▶ EXERCISE TASK:
From the listing below, copy only the lines running from the line that contains "Output the Python" to the line that contains "plt.rcParams['font.family'] = ['Liberation", both included.

▶ DATA ENTRIES:
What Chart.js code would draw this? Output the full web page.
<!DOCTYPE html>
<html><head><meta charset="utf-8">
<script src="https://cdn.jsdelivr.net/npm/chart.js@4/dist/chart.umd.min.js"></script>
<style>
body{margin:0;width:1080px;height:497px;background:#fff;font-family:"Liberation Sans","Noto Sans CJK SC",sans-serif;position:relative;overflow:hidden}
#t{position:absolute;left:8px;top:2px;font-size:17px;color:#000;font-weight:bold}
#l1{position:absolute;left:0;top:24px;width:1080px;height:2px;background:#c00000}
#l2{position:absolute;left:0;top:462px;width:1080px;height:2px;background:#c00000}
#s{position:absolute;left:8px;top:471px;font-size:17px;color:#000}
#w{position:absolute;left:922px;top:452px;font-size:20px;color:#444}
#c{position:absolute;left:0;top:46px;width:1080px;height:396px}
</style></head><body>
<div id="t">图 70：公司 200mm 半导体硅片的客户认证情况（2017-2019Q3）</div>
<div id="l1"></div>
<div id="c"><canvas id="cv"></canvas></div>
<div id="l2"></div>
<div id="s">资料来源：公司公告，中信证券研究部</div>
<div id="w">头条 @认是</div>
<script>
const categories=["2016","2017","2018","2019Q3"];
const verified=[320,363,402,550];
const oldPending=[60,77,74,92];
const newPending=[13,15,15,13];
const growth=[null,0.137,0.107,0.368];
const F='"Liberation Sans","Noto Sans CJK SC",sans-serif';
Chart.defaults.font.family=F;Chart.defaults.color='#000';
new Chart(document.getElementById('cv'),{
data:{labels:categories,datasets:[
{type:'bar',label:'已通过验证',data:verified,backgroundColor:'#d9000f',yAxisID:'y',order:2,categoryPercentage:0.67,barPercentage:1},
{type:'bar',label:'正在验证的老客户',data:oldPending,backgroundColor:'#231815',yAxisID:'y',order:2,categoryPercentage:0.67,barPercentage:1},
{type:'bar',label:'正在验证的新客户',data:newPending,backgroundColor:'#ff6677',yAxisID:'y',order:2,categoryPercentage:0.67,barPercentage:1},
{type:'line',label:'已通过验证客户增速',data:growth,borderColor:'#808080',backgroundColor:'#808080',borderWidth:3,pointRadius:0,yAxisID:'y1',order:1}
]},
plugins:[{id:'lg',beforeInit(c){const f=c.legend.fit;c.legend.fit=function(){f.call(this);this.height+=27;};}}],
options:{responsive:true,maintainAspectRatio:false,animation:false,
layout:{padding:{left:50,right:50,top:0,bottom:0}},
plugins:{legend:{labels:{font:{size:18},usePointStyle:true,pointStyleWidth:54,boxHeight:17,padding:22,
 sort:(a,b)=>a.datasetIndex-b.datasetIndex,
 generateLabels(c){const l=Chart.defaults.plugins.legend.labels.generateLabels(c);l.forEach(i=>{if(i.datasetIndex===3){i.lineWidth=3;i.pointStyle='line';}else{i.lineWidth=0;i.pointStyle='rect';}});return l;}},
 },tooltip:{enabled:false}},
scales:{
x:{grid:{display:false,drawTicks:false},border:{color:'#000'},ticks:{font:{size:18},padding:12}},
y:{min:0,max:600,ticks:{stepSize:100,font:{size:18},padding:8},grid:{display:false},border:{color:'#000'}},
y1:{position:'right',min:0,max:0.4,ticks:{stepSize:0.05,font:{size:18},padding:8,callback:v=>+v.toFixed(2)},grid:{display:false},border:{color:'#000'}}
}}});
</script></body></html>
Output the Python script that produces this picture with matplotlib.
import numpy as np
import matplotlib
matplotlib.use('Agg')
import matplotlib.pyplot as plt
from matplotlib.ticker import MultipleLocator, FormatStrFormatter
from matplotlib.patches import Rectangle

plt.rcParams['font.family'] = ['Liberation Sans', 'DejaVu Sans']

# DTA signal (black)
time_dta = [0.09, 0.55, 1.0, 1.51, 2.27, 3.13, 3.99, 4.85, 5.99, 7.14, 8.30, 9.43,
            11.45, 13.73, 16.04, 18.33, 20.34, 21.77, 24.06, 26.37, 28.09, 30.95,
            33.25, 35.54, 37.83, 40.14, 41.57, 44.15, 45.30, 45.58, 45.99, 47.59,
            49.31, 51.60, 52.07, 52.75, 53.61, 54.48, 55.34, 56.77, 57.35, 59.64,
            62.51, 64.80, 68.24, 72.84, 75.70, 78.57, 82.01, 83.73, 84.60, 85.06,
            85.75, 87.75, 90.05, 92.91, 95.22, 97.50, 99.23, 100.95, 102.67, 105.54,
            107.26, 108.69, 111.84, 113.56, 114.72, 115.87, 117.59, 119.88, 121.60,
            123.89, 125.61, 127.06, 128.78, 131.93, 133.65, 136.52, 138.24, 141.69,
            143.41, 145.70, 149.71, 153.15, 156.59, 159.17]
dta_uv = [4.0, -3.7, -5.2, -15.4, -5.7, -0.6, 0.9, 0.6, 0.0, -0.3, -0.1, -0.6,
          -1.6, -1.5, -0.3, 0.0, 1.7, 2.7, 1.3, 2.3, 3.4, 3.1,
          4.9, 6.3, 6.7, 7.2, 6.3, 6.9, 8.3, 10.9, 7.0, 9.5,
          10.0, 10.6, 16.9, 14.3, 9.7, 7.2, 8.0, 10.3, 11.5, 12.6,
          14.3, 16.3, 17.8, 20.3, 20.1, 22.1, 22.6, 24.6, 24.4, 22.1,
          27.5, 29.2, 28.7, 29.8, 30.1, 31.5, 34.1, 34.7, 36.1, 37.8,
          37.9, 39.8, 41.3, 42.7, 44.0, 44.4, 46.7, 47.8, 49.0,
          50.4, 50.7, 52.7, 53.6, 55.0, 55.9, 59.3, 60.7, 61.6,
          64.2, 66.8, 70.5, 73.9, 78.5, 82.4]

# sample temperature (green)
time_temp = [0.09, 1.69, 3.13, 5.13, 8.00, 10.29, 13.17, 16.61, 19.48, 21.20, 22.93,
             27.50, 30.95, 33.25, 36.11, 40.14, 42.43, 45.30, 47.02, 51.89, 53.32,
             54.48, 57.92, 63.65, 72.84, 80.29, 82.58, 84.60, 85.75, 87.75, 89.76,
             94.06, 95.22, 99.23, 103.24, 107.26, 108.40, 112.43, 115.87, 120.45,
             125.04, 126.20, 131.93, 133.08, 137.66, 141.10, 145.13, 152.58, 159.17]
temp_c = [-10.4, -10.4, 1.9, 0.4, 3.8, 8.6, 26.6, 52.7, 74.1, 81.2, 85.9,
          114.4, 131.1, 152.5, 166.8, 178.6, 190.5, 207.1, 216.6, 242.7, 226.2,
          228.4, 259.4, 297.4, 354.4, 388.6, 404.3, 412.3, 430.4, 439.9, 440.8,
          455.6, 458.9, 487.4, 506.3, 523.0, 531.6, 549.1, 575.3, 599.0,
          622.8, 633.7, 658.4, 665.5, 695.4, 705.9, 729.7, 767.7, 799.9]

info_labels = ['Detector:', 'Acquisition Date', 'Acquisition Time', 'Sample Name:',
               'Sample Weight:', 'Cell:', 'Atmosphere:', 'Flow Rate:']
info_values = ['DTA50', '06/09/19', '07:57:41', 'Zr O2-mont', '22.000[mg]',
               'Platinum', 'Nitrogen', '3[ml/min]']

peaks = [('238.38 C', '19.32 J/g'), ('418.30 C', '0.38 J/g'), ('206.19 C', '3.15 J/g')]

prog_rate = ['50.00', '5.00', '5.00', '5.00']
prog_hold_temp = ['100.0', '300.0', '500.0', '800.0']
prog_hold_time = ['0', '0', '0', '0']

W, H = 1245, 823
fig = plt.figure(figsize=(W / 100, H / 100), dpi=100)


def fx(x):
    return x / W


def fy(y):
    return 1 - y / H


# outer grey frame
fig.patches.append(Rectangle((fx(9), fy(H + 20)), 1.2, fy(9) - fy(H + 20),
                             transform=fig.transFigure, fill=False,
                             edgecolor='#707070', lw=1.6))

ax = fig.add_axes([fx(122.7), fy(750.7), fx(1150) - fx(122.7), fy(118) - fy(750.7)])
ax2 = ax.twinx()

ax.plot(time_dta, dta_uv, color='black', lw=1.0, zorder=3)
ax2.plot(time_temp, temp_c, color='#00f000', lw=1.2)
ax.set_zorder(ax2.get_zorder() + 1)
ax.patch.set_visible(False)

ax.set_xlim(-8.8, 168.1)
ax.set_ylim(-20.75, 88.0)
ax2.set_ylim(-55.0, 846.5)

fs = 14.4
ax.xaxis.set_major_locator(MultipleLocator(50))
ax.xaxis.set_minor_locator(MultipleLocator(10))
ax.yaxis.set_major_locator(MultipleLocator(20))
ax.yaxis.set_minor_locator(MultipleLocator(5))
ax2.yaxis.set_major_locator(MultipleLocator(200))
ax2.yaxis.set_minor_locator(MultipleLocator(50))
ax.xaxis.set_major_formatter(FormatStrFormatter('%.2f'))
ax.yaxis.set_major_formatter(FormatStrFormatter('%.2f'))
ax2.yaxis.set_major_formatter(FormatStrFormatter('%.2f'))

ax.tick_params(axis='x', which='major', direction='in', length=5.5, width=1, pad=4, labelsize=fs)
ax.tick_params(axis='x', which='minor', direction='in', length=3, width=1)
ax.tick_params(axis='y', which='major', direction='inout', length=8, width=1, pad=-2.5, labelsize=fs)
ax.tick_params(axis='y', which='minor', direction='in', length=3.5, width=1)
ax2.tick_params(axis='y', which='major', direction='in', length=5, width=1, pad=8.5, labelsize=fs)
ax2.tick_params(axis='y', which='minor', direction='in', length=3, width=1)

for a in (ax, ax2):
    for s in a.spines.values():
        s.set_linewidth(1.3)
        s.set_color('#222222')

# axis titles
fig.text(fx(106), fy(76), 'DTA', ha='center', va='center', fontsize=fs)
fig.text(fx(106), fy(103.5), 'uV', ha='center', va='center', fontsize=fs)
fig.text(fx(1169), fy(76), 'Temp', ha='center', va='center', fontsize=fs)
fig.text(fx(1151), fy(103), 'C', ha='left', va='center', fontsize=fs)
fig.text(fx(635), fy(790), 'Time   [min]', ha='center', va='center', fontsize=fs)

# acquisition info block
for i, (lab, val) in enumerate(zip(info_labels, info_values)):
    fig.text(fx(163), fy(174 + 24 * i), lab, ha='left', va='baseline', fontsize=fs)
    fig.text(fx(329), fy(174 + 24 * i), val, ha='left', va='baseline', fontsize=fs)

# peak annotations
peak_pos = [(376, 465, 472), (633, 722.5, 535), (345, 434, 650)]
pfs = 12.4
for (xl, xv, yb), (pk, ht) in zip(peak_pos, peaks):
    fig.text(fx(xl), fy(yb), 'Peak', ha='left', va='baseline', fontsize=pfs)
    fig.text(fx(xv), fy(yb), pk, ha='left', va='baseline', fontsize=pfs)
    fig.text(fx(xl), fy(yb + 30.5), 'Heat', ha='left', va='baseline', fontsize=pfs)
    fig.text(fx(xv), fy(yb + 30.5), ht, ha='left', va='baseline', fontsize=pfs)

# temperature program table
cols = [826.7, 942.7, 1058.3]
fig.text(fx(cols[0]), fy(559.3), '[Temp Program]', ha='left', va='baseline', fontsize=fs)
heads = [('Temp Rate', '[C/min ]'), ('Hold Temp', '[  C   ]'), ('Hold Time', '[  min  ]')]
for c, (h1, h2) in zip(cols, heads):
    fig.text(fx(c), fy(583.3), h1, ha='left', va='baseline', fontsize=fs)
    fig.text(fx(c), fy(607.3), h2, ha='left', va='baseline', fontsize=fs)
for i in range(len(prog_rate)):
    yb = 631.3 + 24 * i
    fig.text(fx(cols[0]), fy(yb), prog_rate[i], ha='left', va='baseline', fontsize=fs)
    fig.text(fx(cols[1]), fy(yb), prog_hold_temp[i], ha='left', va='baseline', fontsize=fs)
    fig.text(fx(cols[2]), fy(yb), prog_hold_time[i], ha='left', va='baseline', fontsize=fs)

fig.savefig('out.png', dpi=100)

▶ EXERCISE SOLUTION:
Output the Python script that produces this picture with matplotlib.
import numpy as np
import matplotlib
matplotlib.use('Agg')
import matplotlib.pyplot as plt
from matplotlib.ticker import MultipleLocator, FormatStrFormatter
from matplotlib.patches import Rectangle

plt.rcParams['font.family'] = ['Liberation Sans', 'DejaVu Sans']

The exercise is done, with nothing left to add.